The XX Factor

Baby Inside the Blast Walls

One of the most-viewed stories today on NPR was a reporter’s notebook from Baghdad correspondent Lourdes Garcia-Navarro about a baby shower held there for another war reporter, Hannah Allam of McClatchy. Allam is five months pregnant and is one of a recent string of women war correspondents who’ve spent at least part of their pregnancy in Iraq. The tone of the segment was that women can do anything men can do, including cover wars, and still have the option to have children.

I covered Iraq for the New York Times for six months in 2003 and 2004. About a year or so after my last assignment ended, I had my daughter in the United States. I never went back to Iraq, an assignment that I loved. When I was in Baghdad, I knew quite a few male journalists who had kids back home, but I didn’t know a single woman among the war reporters and photographers who was a mother. Later, I’d heard of a few women who’d gone for the Times, at least one of whom had older children, I think.

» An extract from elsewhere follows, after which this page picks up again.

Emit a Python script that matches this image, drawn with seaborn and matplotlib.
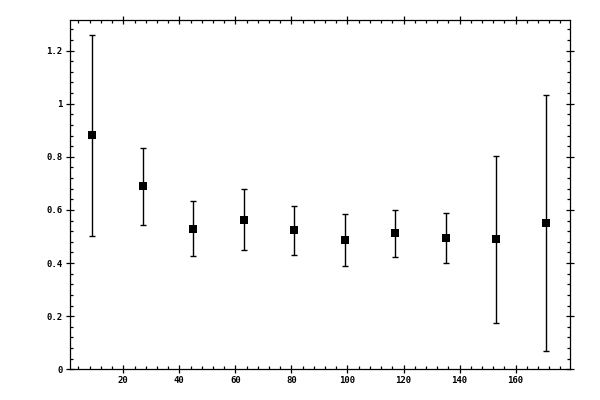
import matplotlib
matplotlib.use("Agg")
import matplotlib.pyplot as plt
import seaborn as sns
import pandas as pd
from matplotlib.ticker import MultipleLocator, FuncFormatter

x_vals = [9, 27, 45, 63, 81, 99, 117, 135, 153, 171]
y_vals = [0.881, 0.690, 0.529, 0.563, 0.523, 0.486, 0.512, 0.493, 0.490, 0.550]
y_err = [0.378, 0.145, 0.104, 0.115, 0.091, 0.098, 0.089, 0.094, 0.314, 0.482]

df = pd.DataFrame({"x": x_vals, "y": y_vals, "err": y_err})

sns.set_theme(style="ticks")
plt.rcParams["font.family"] = ["DejaVu Sans Mono", "DejaVu Sans"]

fig = plt.figure(figsize=(6, 4), dpi=100)
ax = fig.add_axes([69.5 / 600, 1 - 369.3 / 400, (570 - 69.5) / 600, (369.3 - 19.5) / 400])

ax.errorbar(df["x"], df["y"], yerr=df["err"], fmt="none", ecolor="black",
            elinewidth=1.0, capsize=2.5, capthick=1.0, zorder=2)
sns.scatterplot(data=df, x="x", y="y", marker="s", s=27, color="black",
                edgecolor="black", linewidth=0, ax=ax, zorder=3)

ax.set_xlim(0.8, 179.4)
ax.set_ylim(0, 1.317)
ax.set_xlabel("")
ax.set_ylabel("")

ax.xaxis.set_major_locator(MultipleLocator(20))
ax.xaxis.set_minor_locator(MultipleLocator(4))
ax.yaxis.set_major_locator(MultipleLocator(0.2))
ax.yaxis.set_minor_locator(MultipleLocator(0.04))
ax.yaxis.set_major_formatter(FuncFormatter(lambda v, p: "%g" % round(v, 2)))
ax.xaxis.set_major_formatter(FuncFormatter(lambda v, p: "%g" % v if v > 0 else ""))

for s in ax.spines.values():
    s.set_visible(True)
    s.set_linewidth(0.9)
    s.set_color("black")

ax.tick_params(which="major", direction="inout", length=6, width=0.9,
               top=True, right=True, labelsize=6.5, colors="black", pad=2)
ax.tick_params(which="minor", direction="in", length=2.3, width=0.9,
               top=True, right=True, colors="black")
for lab in ax.get_xticklabels() + ax.get_yticklabels():
    lab.set_fontweight("bold")
ax.grid(False)

fig.savefig("out.png", dpi=100, facecolor="white")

Allam says that she’s run into criticism for her choice to keep working in Iraq while pregnant: “Yes, it’s dangerous, yes, I am responsible for another life, but I don’t see how it’s that much different than a man who comes here while his wife is pregnant at home. You are still putting a parent at risk, you are still putting your child’s future at risk.”

But this is where it gets tricky. Once children are born, it is pretty much the same awfulness if their mom or their dad dies in a dangerous place. But being in a war zone while you are pregnant isn’t the same as being there while your spouse at home is pregnant. If you wanted to have a child, why take such an inordinate risk being in a place that’s not only dangerous, but where, as a Western reporter, you are a target?

I realize I’m edging toward the slippery slope where I might be accused of seeing Allam, or any other pregnant woman, as some kind of vessel. I also understand completely that it is her choice to keep working in Iraq, as well as it should be. But I feel like there’s a drive in her comments and the story that women can and should “do it all,” and having a baby shouldn’t stop you. I think that’s a dangerous myth. It fails to take into account that much of what is important in life involves difficult trade-offs. I think that’s what’s at the heart of this rash of stories about how parenthood is a recipe for unhappiness, this inability to set aside some desires, at least for a time. I’ve seen those men who go to war zones and leave their kids at home-I’m married to one-and the secret is they aren’t doing it all, either.